2) If Upton's short fly had been in foul ground, it would have been interesting to see whether Drew would have decided to let it drop. I'm not sure if outfielders are wired to think that way, but it's a play I've always looked for. I can't recall an outfielder letting the ball drop.
On that specific play, letting the ball drop would have been the right decision, assuming the simple matter of the ball being clearly foul. (If there's doubt, of course, you have to catch it.) The combination of talents were such that Perez was going to score on most non-popups.
I'm not sure what Drew was trying to do, but from that distance, he should have been looking to throw home on the fly.
I don't think enough has been made of just how poor a job he did setting up for that throw. Given that he was settling under it, he should have been able to get behind it and set for a throw. He just blew that.

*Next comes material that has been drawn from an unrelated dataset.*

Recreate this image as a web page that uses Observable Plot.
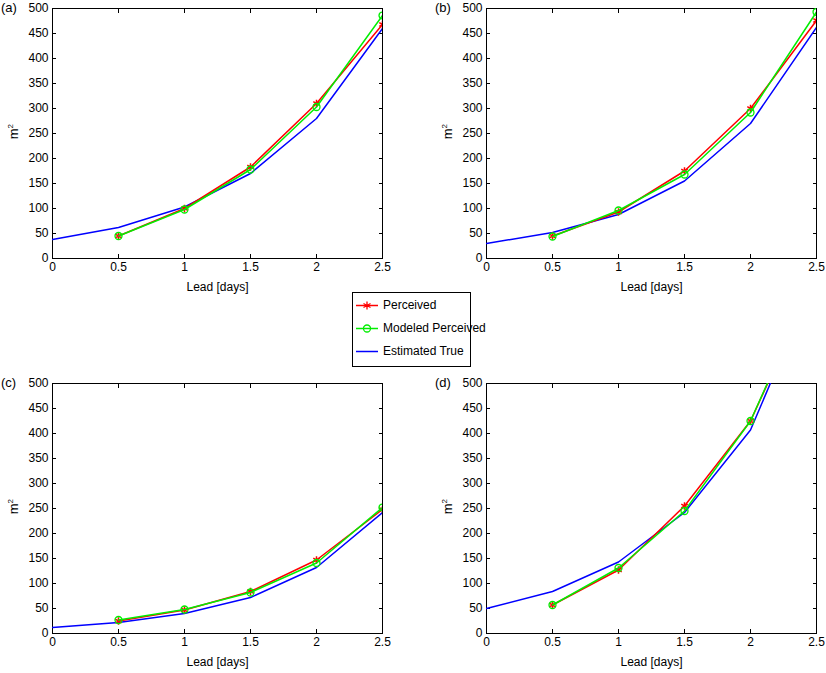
<!DOCTYPE html>
<html><head>
<script src="https://cdn.jsdelivr.net/npm/d3@7"></script>
<script src="https://cdn.jsdelivr.net/npm/@observablehq/plot@0.6"></script>
<style>
body{margin:0;background:#fff;font-family:"Liberation Sans",Arial,sans-serif;}
#c{position:relative;width:826px;height:673px;}
.p{position:absolute;}
.lab{position:absolute;font-size:13px;}
#leg{position:absolute;left:352px;top:292px;width:117px;height:73px;border:1px solid #000;background:#fff;font-size:12px;white-space:nowrap;}
#leg div{height:22px;display:flex;align-items:center;margin-top:1px}
#leg svg{flex:none}
</style></head><body><div id="c"></div>
<script>
const leads=[0.5,1,1.5,2,2.5];
const trueLeads=[0,0.5,1,1.5,2,2.5];
const panels=[
 {id:"(a)",perc:[45,100,183,310,468],mod:[45,98,178,303,486],tru:[38,62,103,170,280,460],left:0,top:0},
 {id:"(b)",perc:[45,93,175,300,476],mod:[44,96,168,292,493],tru:[30,52,88,155,270,462],left:434,top:0},
 {id:"(c)",perc:[25,47,84,147,248],mod:[27,48,82,141,252],tru:[12,22,40,72,132,242],left:0,top:375},
 {id:"(d)",perc:[57,127,255,425,713],mod:[57,131,245,425,720],tru:[50,84,143,242,407,717],left:434,top:375}
];
const xTicks=[0,0.5,1,1.5,2,2.5];
const yTicks=d3.range(0,501,50);
const c=document.getElementById("c");
for(const p of panels){
  const P=leads.map((x,i)=>({x,y:p.perc[i]}));
  const M=leads.map((x,i)=>({x,y:p.mod[i]}));
  const T=trueLeads.map((x,i)=>({x,y:p.tru[i]}));
  const svg=Plot.plot({
    width:392,height:300,marginLeft:52,marginTop:8,marginRight:10,marginBottom:42,
    style:{fontFamily:"Liberation Sans, Arial, sans-serif",fontSize:"12px",color:"#000",overflow:"visible"},
    x:{domain:[0,2.5]},
    y:{domain:[0,500]},
    marks:[
      Plot.frame({stroke:"#000"}),
      Plot.axisX({ticks:xTicks,anchor:"top",tickSize:-4,tickFormat:()=>"",label:null}),
      Plot.axisY({ticks:yTicks,anchor:"right",tickSize:-4,tickFormat:()=>"",label:null}),
      Plot.axisX({ticks:xTicks,tickSize:-4,tickPadding:8,tickFormat:d=>String(d),label:"Lead [days]",labelAnchor:"center",labelArrow:"none",fontSize:12,labelOffset:32}),
      Plot.axisY({ticks:yTicks,tickSize:-4,tickPadding:8,label:null,fontSize:12}),
      Plot.line(T,{x:"x",y:"y",stroke:"#0000ff",strokeWidth:1.5,clip:true}),
      Plot.line(P,{x:"x",y:"y",stroke:"#ff0000",strokeWidth:1.5,clip:true}),
      Plot.dot(P,{x:"x",y:"y",symbol:"asterisk",stroke:"#ff0000",r:3.5,clip:true}),
      Plot.line(M,{x:"x",y:"y",stroke:"#00ee00",strokeWidth:1.5,clip:true}),
      Plot.dot(M,{x:"x",y:"y",symbol:"circle",stroke:"#00ee00",fill:"none",r:3.5,strokeWidth:1.3,clip:true})
    ]
  });
  const d=document.createElement("div");d.className="p";d.style.left=p.left+"px";d.style.top=p.top+"px";
  d.appendChild(svg);c.appendChild(d);
  const l=document.createElement("div");l.className="lab";l.textContent=p.id;
  l.style.left=(p.left+1)+"px";l.style.top=(p.top+0)+"px";c.appendChild(l);
  const m=document.createElement("div");m.className="lab";m.innerHTML="m<sup style='font-size:8px'>2</sup>";
  m.style.left=(p.left+6)+"px";m.style.top=(p.top+124)+"px";m.style.transform="rotate(-90deg)";c.appendChild(m);
}
const leg=document.createElement("div");leg.id="leg";
const items=[["Perceived","#ff0000","star"],["Modeled Perceived","#00ee00","circ"],["Estimated True","#0000ff",""]];
for(const [t,col,s] of items){
  const r=document.createElement("div");
  let mk="";
  if(s==="star")mk=`<path d="M14,7.5l0,-4M14,7.5l3.5,-2M14,7.5l3.5,2M14,7.5l0,4M14,7.5l-3.5,2M14,7.5l-3.5,-2" stroke="${col}" stroke-width="1.3"/>`;
  if(s==="circ")mk=`<circle cx="14" cy="7.5" r="3.5" stroke="${col}" fill="none" stroke-width="1.3"/>`;
  r.innerHTML=`<svg width="30" height="15"><line x1="3" x2="25" y1="7.5" y2="7.5" stroke="${col}" stroke-width="1.5"/>${mk}</svg><span>${t}</span>`;
  leg.appendChild(r);
}
c.appendChild(leg);
</script></body></html>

1)As I recall from Physics 1, on the fly should be fastest. The horizontal velocity is unrelated to the vertical rise and fall, but each bounce creates drag. Warning: IANAP
2)I've seen IFs going back for the ball on that play let it drop, and even OFs deep and down the line, but I can't recall an OF charging in and letting it drop.

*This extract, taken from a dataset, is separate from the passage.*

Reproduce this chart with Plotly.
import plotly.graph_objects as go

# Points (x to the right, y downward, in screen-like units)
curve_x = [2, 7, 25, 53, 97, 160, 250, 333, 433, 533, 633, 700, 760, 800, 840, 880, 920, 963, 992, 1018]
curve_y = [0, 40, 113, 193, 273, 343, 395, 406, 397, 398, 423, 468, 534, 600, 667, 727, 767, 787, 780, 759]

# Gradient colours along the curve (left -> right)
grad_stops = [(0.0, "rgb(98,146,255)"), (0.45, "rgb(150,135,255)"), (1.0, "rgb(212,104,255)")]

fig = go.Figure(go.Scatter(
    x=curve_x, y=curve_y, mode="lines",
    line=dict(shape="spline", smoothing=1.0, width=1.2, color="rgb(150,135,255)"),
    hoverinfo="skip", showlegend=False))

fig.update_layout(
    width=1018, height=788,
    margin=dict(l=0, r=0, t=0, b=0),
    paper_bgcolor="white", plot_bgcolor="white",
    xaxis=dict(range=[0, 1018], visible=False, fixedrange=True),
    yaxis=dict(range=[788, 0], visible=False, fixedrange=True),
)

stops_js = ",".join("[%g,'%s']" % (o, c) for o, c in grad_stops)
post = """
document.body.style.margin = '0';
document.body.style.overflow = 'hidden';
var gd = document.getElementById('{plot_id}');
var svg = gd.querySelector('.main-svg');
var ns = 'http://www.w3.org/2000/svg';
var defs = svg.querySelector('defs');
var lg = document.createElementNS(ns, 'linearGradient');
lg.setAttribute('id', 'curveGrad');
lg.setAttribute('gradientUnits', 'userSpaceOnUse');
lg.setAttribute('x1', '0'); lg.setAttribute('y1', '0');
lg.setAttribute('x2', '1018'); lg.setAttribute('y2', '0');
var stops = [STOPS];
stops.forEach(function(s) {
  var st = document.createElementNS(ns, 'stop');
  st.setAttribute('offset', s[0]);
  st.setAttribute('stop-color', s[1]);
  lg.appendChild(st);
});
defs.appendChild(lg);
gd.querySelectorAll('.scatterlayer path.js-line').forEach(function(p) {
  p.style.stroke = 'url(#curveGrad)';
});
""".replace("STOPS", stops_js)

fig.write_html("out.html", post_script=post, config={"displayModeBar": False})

That's a basic assumption made in low-level physics classes, but it's not true, the air exerts some pretty non-negligible (for real life applications) drag on the ball, slowing it down. I think the bigger issue is that baseballs tail and break pretty harshly, and the effect is amplified the more they're in the air. I'd think it would be much easier to get the ball to home plate *accurately* on two short, low-level throws. But in a situation like that one, I agree, the right decision is probably to throw it long and pray it lands in the right spot.

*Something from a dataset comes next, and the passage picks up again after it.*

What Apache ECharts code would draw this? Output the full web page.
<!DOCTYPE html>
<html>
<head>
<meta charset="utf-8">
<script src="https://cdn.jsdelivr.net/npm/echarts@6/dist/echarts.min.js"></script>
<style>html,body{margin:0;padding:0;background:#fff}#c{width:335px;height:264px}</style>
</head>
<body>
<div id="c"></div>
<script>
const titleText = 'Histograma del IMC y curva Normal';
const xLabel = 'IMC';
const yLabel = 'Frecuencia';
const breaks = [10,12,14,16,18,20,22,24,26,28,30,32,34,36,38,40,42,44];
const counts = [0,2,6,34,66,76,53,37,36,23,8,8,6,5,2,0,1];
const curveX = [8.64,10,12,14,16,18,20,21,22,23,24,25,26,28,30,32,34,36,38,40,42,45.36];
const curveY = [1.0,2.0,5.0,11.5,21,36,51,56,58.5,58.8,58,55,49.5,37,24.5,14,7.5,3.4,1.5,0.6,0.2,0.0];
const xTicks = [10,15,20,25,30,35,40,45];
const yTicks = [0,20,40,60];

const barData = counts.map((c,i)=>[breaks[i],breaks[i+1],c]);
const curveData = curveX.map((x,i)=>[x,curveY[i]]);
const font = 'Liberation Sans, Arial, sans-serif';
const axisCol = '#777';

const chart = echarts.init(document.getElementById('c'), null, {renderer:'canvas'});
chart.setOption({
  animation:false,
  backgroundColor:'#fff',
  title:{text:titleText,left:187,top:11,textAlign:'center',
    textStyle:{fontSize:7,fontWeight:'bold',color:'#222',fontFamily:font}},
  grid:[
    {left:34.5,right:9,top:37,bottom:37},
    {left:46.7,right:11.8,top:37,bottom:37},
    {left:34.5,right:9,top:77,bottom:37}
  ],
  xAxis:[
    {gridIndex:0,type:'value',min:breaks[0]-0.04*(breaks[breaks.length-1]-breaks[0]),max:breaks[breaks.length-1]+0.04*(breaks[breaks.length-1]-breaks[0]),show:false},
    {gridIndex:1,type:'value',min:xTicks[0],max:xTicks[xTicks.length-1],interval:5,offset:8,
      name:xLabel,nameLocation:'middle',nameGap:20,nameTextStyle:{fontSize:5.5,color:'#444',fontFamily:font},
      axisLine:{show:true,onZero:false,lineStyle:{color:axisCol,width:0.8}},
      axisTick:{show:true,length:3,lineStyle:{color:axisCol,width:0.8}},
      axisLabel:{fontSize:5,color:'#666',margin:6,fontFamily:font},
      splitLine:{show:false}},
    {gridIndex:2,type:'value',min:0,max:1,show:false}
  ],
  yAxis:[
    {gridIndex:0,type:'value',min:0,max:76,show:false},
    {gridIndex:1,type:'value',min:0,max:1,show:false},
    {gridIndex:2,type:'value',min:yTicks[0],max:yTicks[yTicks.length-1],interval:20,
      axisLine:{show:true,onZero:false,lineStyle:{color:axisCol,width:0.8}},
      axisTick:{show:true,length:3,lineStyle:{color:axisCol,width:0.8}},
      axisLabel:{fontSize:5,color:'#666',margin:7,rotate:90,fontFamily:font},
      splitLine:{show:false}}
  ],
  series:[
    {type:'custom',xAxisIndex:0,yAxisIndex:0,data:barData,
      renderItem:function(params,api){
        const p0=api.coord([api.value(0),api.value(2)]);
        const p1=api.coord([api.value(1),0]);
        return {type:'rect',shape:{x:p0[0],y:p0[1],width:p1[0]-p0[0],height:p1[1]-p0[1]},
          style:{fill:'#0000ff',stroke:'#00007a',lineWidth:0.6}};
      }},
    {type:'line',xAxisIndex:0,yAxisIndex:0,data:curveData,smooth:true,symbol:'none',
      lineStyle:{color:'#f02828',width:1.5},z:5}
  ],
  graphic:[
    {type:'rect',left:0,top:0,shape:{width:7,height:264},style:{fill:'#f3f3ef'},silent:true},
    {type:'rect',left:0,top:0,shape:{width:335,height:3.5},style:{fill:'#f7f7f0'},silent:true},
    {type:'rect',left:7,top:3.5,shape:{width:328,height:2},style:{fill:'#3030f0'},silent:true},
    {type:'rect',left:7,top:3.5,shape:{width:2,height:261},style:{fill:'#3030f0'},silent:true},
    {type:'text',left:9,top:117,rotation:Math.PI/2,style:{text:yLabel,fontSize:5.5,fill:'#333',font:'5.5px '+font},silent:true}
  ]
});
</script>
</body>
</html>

Drag isn't even the issue. Outfielders can throw a baseball at some maximum straight-line speed, around 100 mph depending on whether they prepare well and can really step into the throw (Drew did not). If a fielder throws higher so as to get the ball in without a bounce, he has to take some velocity away from the horizontal component, which determines how long the throw will take to arrive. For long throws it can be better to let the ball bounce rather than putting considerable arc on the throw. It's readily calculable (see Adair's Physics of baseball for an example).
That said, as JS points out Drew was not very deep. He should have set up better for the throw given he had adequate time to do so, thus getting more on the throw and surely making a thrown in the air a better option. Moreover, even the weak throw he made would have made for a fairly close play if he hadn't thrown it up the 3rd baseline.